Start with a baseline and a map. Record current transfer size and Core Web Vitals from PageSpeed Insights, then run a bundle analyzer to generate a treemap of every module by size. The treemap almost always reveals a few surprises, a heavy library imported for one helper function, a duplicate dependency pulled in twice at different versions, or a polyfill bundle nobody in your audience needs.
Attack the largest single contributors first. One oversized dependency often outweighs a dozen small optimizations, so replacing or removing it delivers more than hours of micro-tuning. Ask of each heavy module whether the feature it provides justifies its weight, and whether a lighter alternative or a native browser API would do the same job.
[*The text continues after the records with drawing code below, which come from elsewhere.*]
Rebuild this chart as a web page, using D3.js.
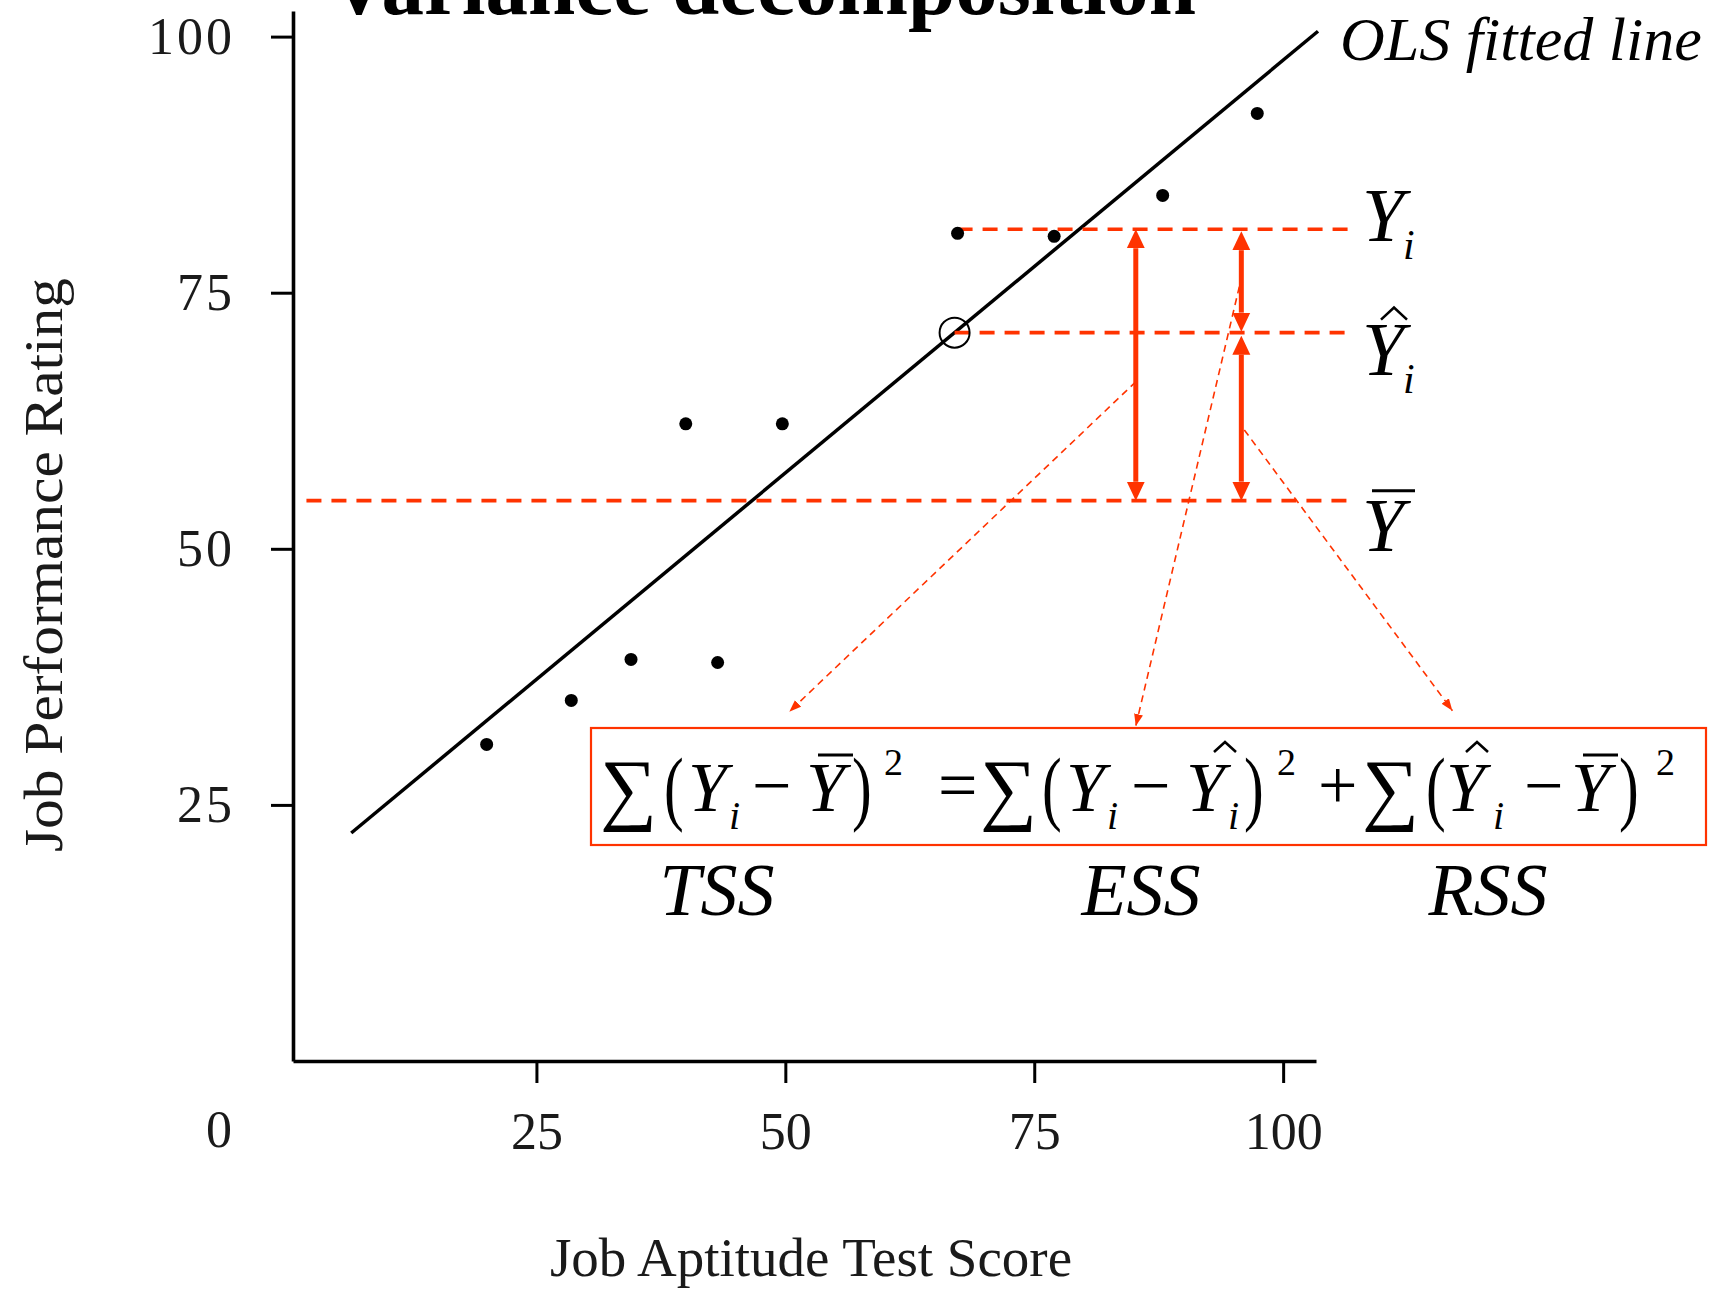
<!DOCTYPE html>
<html>
<head>
<meta charset="utf-8">
<script src="https://cdn.jsdelivr.net/npm/d3@7/dist/d3.min.js"></script>
<style>
  html, body { margin: 0; padding: 0; background: #ffffff; }
  svg { display: block; }
  text { font-family: "Liberation Serif", "Times New Roman", serif; }
</style>
</head>
<body>
<script>
// ---- Data -------------------------------------------------------------
const testScores   = [20.0, 28.5, 34.5, 40.0, 43.2, 49.7, 67.3, 77.0, 87.9, 97.4];
const ratings      = [30.9, 35.2, 39.2, 62.2, 38.9, 62.2, 80.8, 80.5, 84.5, 92.5];
const xTickValues  = [25, 50, 75, 100];
const yTickValues  = [25, 50, 75, 100];
const originLabel  = ["0"];

// fitted regression line  rating = a + b * score
const olsIntercept = 17.1;
const olsSlope     = 0.806;
const olsSpan      = [6.4, 103.5];

// highlighted observation i
const obsScore   = 67.0;
const obsRating  = 81.2;
const meanRating = 54.7;
const fittedRating = olsIntercept + olsSlope * obsScore;

// where the deviation arrows stand, and how far the reference lines run
const tssArrowScore   = 85.2;
const splitArrowScore = 95.8;
const levelLineEnd    = 106.7;
const meanLineStart   = 1.9;

// thin pointers from the deviations to the sums of squares
const pointerFrom = [[85.2, 66.3], [95.6, 75.6], [96.1, 61.6]];
const pointerTo   = [[50.4, 34.1], [85.2, 32.7], [117.0, 34.2]];

const sumLabels = ["TSS", "ESS", "RSS"];

// ---- Layout -----------------------------------------------------------
const W = 1713, H = 1291;
const red = "#ff3300";

const x = d3.scaleLinear().domain([0.55, 103.3]).range([293, 1316]);
const y = d3.scaleLinear().domain([0, 102.5]).range([1061, 11]);

const svg = d3.select("body").append("svg")
  .attr("width", W).attr("height", H);

const defs = svg.append("defs");
defs.append("marker")
  .attr("id", "bigHead")
  .attr("viewBox", "0 -10 19 20")
  .attr("markerUnits", "userSpaceOnUse")
  .attr("markerWidth", 19).attr("markerHeight", 20)
  .attr("refX", 0).attr("refY", 0)
  .attr("orient", "auto-start-reverse")
  .append("path").attr("d", "M0,-9L19,0L0,9Z").attr("fill", red);
defs.append("marker")
  .attr("id", "smallHead")
  .attr("viewBox", "0 -5 12 10")
  .attr("markerUnits", "userSpaceOnUse")
  .attr("markerWidth", 12).attr("markerHeight", 10)
  .attr("refX", 12).attr("refY", 0)
  .attr("orient", "auto")
  .append("path").attr("d", "M0,-4.5L12,0L0,4.5Z").attr("fill", red);

// ---- Title (runs off the top edge) ------------------------------------
svg.append("text")
  .attr("x", 328).attr("y", 14)
  .attr("font-size", 85).attr("font-weight", "bold")
  .attr("fill", "#000")
  .text("Variance decomposition");

// ---- Axes -------------------------------------------------------------
const xAxis = svg.append("g")
  .attr("transform", `translate(0,${y(0)})`)
  .call(d3.axisBottom(x).tickValues(xTickValues).tickSize(22).tickPadding(29).tickSizeOuter(0));
const yAxis = svg.append("g")
  .attr("transform", `translate(${x(0.55)},0)`)
  .call(d3.axisLeft(y).tickValues(yTickValues).tickSize(22).tickPadding(36).tickSizeOuter(0));

[xAxis, yAxis].forEach(g => {
  g.select(".domain").attr("stroke", "#000").attr("stroke-width", 3.6);
  g.selectAll(".tick line").attr("stroke", "#000").attr("stroke-width", 3);
  g.selectAll(".tick text")
    .attr("font-family", "'Liberation Serif', serif")
    .attr("font-size", 52)
    .attr("fill", "#1a1a1a");
});
yAxis.selectAll(".tick text").attr("letter-spacing", 3);

svg.selectAll("text.origin").data(originLabel).join("text")
  .attr("class", "origin")
  .attr("x", 219).attr("y", 1147)
  .attr("text-anchor", "middle")
  .attr("font-size", 52).attr("fill", "#1a1a1a")
  .text(d => d);

svg.append("text")
  .attr("x", 811).attr("y", 1276)
  .attr("text-anchor", "middle")
  .attr("font-size", 55).attr("fill", "#1a1a1a")
  .text("Job Aptitude Test Score");

svg.append("text")
  .attr("transform", "translate(62,565) rotate(-90)")
  .attr("text-anchor", "middle")
  .attr("font-size", 55).attr("fill", "#1a1a1a")
  .attr("textLength", 574).attr("lengthAdjust", "spacingAndGlyphs")
  .text("Job Performance Rating");

// ---- Fitted line ------------------------------------------------------
const olsLine = d3.line().x(d => x(d)).y(d => y(olsIntercept + olsSlope * d));
svg.append("path")
  .attr("d", olsLine(olsSpan))
  .attr("fill", "none").attr("stroke", "#000").attr("stroke-width", 3.5);

svg.append("text")
  .attr("x", 1340).attr("y", 60)
  .attr("font-size", 62).attr("font-style", "italic")
  .attr("fill", "#000")
  .text("OLS fitted line");

// ---- Reference levels: Y_i, Ŷ_i and mean -------------------------------
const levels = [
  {from: testScores[6], value: obsRating},
  {from: obsScore,      value: fittedRating},
  {from: meanLineStart, value: meanRating}
];
svg.selectAll("line.level").data(levels).join("line")
  .attr("class", "level")
  .attr("x1", d => x(d.from)).attr("x2", x(levelLineEnd))
  .attr("y1", d => y(d.value)).attr("y2", d => y(d.value))
  .attr("stroke", red).attr("stroke-width", 3.6)
  .attr("stroke-dasharray", "15,10");

// ---- Observations -----------------------------------------------------
svg.selectAll("circle.obs").data(testScores).join("circle")
  .attr("class", "obs")
  .attr("cx", d => x(d))
  .attr("cy", (d, i) => y(ratings[i]))
  .attr("r", 6.5)
  .attr("fill", "#000");

svg.append("circle")
  .attr("cx", x(obsScore)).attr("cy", y(fittedRating))
  .attr("r", 15)
  .attr("fill", "none").attr("stroke", "#000").attr("stroke-width", 2);

// ---- Deviation arrows -------------------------------------------------
const head = 19;
const deviations = [
  {at: tssArrowScore,   top: obsRating,    bottom: meanRating, gapTop: 0, gapBottom: 0},
  {at: splitArrowScore, top: obsRating,    bottom: fittedRating, gapTop: 2, gapBottom: 1},
  {at: splitArrowScore, top: fittedRating, bottom: meanRating, gapTop: 3, gapBottom: 0}
];
svg.selectAll("line.dev").data(deviations).join("line")
  .attr("class", "dev")
  .attr("x1", d => x(d.at)).attr("x2", d => x(d.at))
  .attr("y1", d => y(d.top) + d.gapTop + head)
  .attr("y2", d => y(d.bottom) - d.gapBottom - head)
  .attr("stroke", red).attr("stroke-width", 5)
  .attr("marker-start", "url(#bigHead)")
  .attr("marker-end", "url(#bigHead)");

svg.selectAll("line.pointer").data(pointerFrom).join("line")
  .attr("class", "pointer")
  .attr("x1", d => x(d[0])).attr("y1", d => y(d[1]))
  .attr("x2", (d, i) => x(pointerTo[i][0])).attr("y2", (d, i) => y(pointerTo[i][1]))
  .attr("stroke", red).attr("stroke-width", 1.6)
  .attr("stroke-dasharray", "7,5")
  .attr("marker-end", "url(#smallHead)");

// ---- Level labels -----------------------------------------------------
function hat(g, cx, top, w, h) {
  g.append("path")
    .attr("d", `M${cx - w / 2},${top + h}L${cx},${top}L${cx + w / 2},${top + h}`)
    .attr("fill", "none").attr("stroke", "#000").attr("stroke-width", 2.6);
}
function bar(g, x1, x2, yy) {
  g.append("line")
    .attr("x1", x1).attr("x2", x2).attr("y1", yy).attr("y2", yy)
    .attr("stroke", "#000").attr("stroke-width", 3);
}
function glyph(g, str, gx, gy, size, italic) {
  return g.append("text")
    .attr("x", gx).attr("y", gy)
    .attr("font-size", size)
    .attr("font-style", italic ? "italic" : "normal")
    .attr("fill", "#000")
    .text(str);
}

const side = svg.append("g");
const yiBase   = y(obsRating) + 12;
const yhatBase = y(fittedRating) + 42;
const ybarBase = y(meanRating) + 50;
glyph(side, "Y", 1362, yiBase, 76, true);
glyph(side, "i", 1403, yiBase + 18, 42, true);
glyph(side, "Y", 1362, yhatBase, 76, true);
hat(side, 1394, yhatBase - 67, 26, 12);
glyph(side, "i", 1403, yhatBase + 18, 42, true);
glyph(side, "Y", 1362, ybarBase, 76, true);
bar(side, 1372, 1415, ybarBase - 60);

// ---- Decomposition identity -------------------------------------------
const box = {x: 591, y: 728, w: 1115, h: 117};
svg.append("rect")
  .attr("x", box.x).attr("y", box.y).attr("width", box.w).attr("height", box.h)
  .attr("fill", "#fff").attr("stroke", red).attr("stroke-width", 2.2);

const f = svg.append("g");
const B = 811, SUB = 829, SUP = 775;
const big = 70;
function sigma(px)  { glyph(f, "\u2211", px, B + 4, 80, false); }
function paren(ch, px) {
  f.append("text")
    .attr("transform", `translate(${px},${B + 4}) scale(0.8,1.12)`)
    .attr("font-size", 74).attr("fill", "#000")
    .text(ch);
}
function sq(px)     { glyph(f, "2", px, SUP, 38, false); }
function sub(px)    { glyph(f, "i", px, SUB, 40, true); }
function capY(px)   { glyph(f, "Y", px, B, big, true); }
function minus(px)  { glyph(f, "\u2212", px, B - 2, big, false); }

// first term
sigma(600); paren("(", 664);
capY(688); sub(729); minus(752);
capY(806); bar(f, 818, 853, 755);
paren(")", 852); sq(884);
glyph(f, "=", 938, B - 2, big, false);
// second term
sigma(980); paren("(", 1042);
capY(1066); sub(1107); minus(1131);
capY(1186); hat(f, 1225, 742, 22, 10); sub(1228);
paren(")", 1244); sq(1277);
glyph(f, "+", 1318, B - 2, big, false);
// third term
sigma(1362); paren("(", 1426);
capY(1446); hat(f, 1477, 742, 22, 10); sub(1493); minus(1524);
capY(1571); bar(f, 1583, 1618, 755);
paren(")", 1619); sq(1656);

// names of the sums
const labelCenters = [717, 1141, 1488];
svg.selectAll("text.sumname").data(sumLabels).join("text")
  .attr("class", "sumname")
  .attr("x", (d, i) => labelCenters[i]).attr("y", 915)
  .attr("text-anchor", "middle")
  .attr("font-size", 74).attr("font-style", "italic")
  .attr("fill", "#000")
  .text(d => d);
</script>
</body>
</html>
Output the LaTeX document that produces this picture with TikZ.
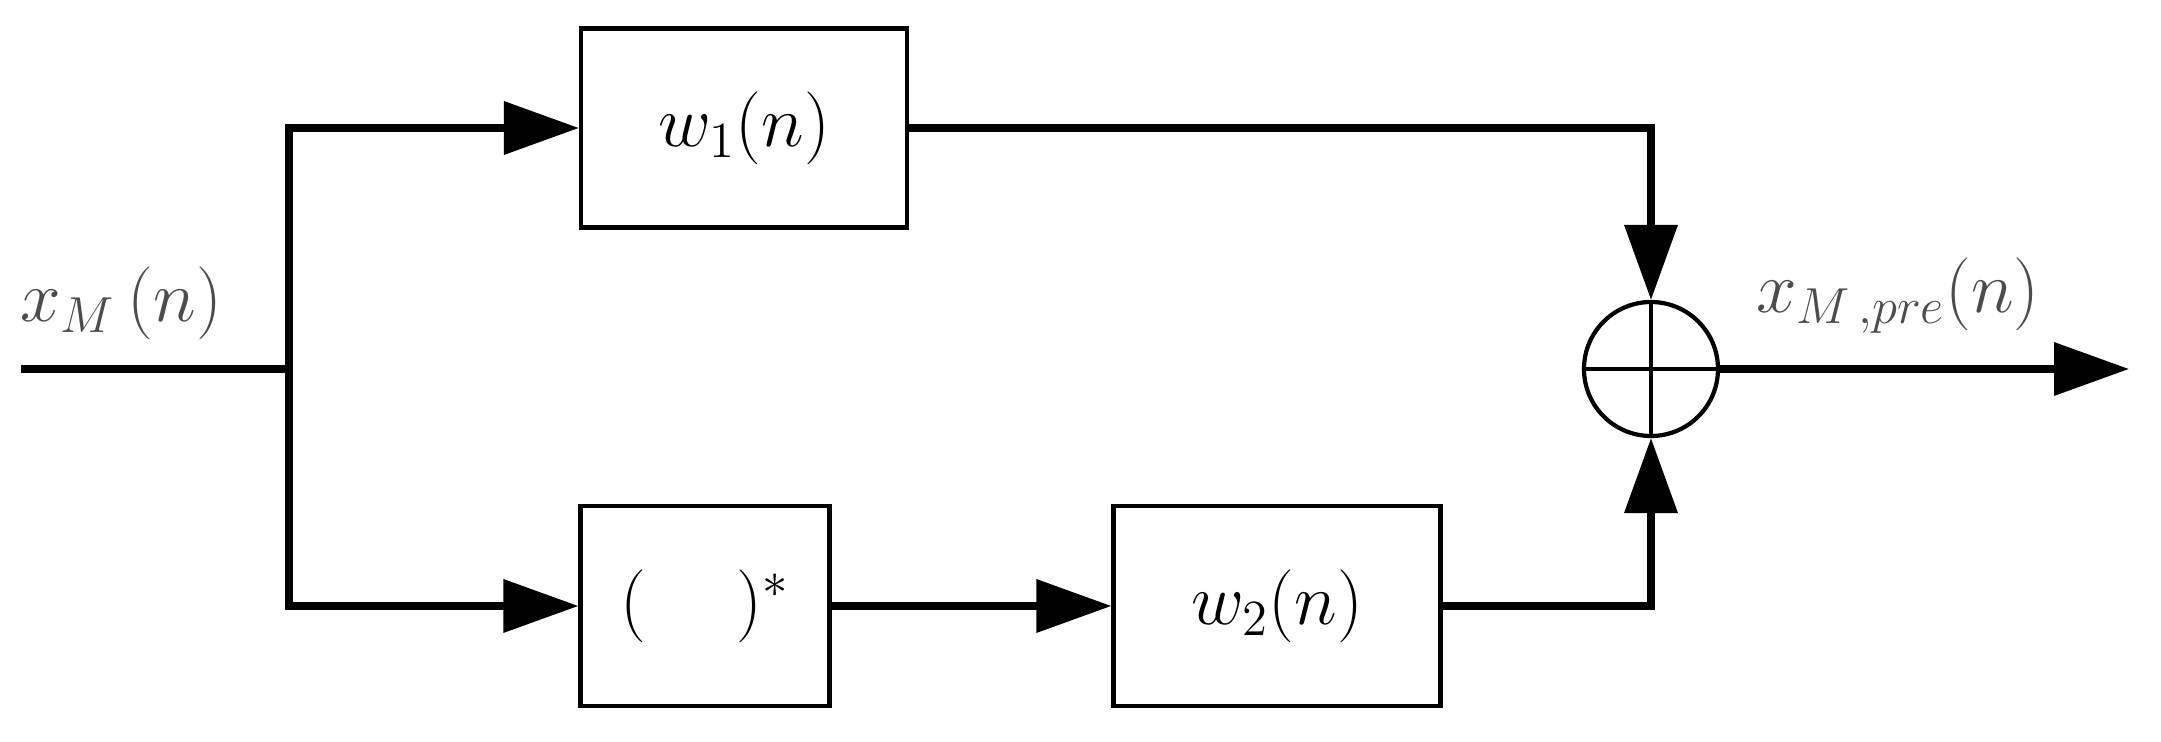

Next, fix your imports. Switch wildcard and whole-library imports to named imports so tree shaking can drop the unused exports. This is a low-risk change that frequently removes tens of kilobytes from a single library without altering behavior at all.
Then split what remains. Once the bundle is as lean as it can be, code splitting changes when the rest loads. Split by route so each page ships only its own code, and lazy-load heavy components until they are needed. This is the bridge between reducing total code and reducing the code on the critical path. The same on-demand principle applied to media is covered in our image optimization guide.
Finally, audit third parties and re-measure. Third-party scripts often rival your own code in weight and sit outside your direct control, so remove unused vendors and defer the rest. Then re-test against your baseline and confirm the field data improved, since a smaller lab payload only matters if real visitors on real devices feel the difference.
Bundle size is one of the few performance levers that affects download time, parse time, and interactivity all at once, which makes it worth ongoing attention. If you would rather build on a platform that keeps bundles lean automatically, see our recent projects or start a conversation through our contact page.
Frequently Asked Questions
What is a good bundle size for a website?
For a marketing or content site, aim to keep initial JavaScript under roughly 150 to 200 KB compressed. Application-heavy interfaces will be larger, but any single dependency contributing more than 50 KB to the bundle deserves a close look. Treat these as targets and confirm the real impact in field data rather than optimizing for a lab number alone.
Does bundle size affect SEO?
Yes, indirectly but meaningfully. Large bundles slow down rendering and interactivity, which worsens Core Web Vitals like Largest Contentful Paint and Interaction to Next Paint. Since those metrics are ranking signals and a slow mobile experience suppresses visibility, reducing bundle size improves both performance and search rankings.
How does Framer keep bundle size small?
Framer handles tree shaking, per-page code splitting, minification, compression, and asset optimization at the platform level, and serves everything from a global CDN. Because you build on a maintained engine instead of assembling dependencies yourself, the bundle bloat common to hand-built and plugin-heavy sites does not accumulate.